A counterexample to a conjecture by Salez and Youssef
Florentin Münch
TL;DR
This paper addresses whether a positive Ollivier curvature lower bound $K$ implies a comparable lower bound on the log-Sobolev constant $\alpha_{LSI}$ with a $1/\log d$ factor, mirroring the Bakry–Emery case. The author constructs explicit birth–death chains with $3n$ states achieving $\kappa \ge \frac{1}{4n^2}$ and analyzes the isocapacitary bound via capacity between $A=\{1\}$ and $B=\{2n,\dots,3n\}$ to bound $\alpha_{LSI}$ by $O\left(\frac{K}{n \log d}\right)$. This leads to a counterexample showing the conjecture is false, highlighting the limitations of deriving $\alpha_{LSI}$ bounds from Ollivier curvature alone and motivating more refined curvature or chain-structure assumptions.

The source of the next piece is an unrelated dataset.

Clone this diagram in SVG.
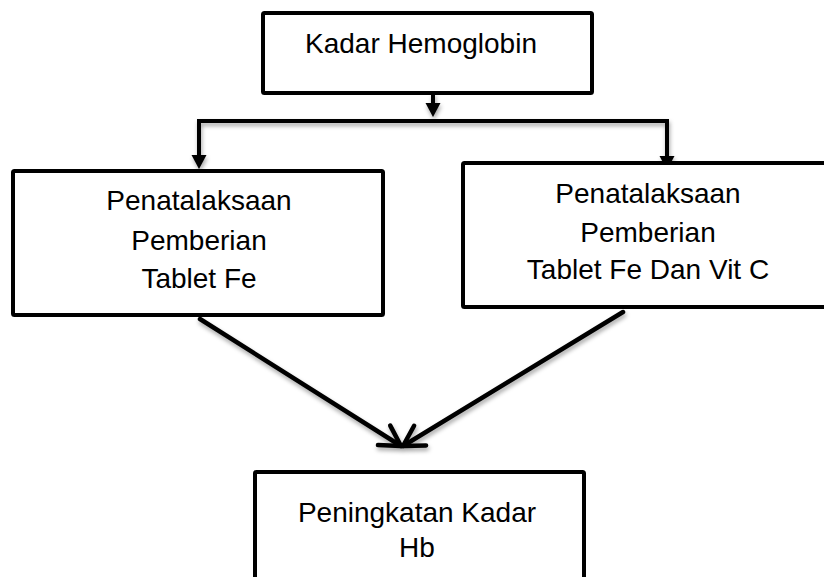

The work underscores the utility of the isocapacitary framework in discrete settings and clarifies the relationship between Ollivier and Bakry–Emery curvature for functional inequalities.
Abstract
Remarkable progress has been made in recent years to establish log-Sobolev type inequalities under the assumption of discrete Ricci curvature bounds. More specfically, Salez and Youssef have proven that the log-Sobolev constant can be lower bounded by the Bakry Emery curvature lower bound divided by the logarithm of the sparsity parameter. They conjectured that the same holds true when replacing Bakry Emery by Ollivier curvature which is often times easier to compute in practice. In this paper, we show that this conjecture is wrong by giving a counter example on birth death chains of increasing length.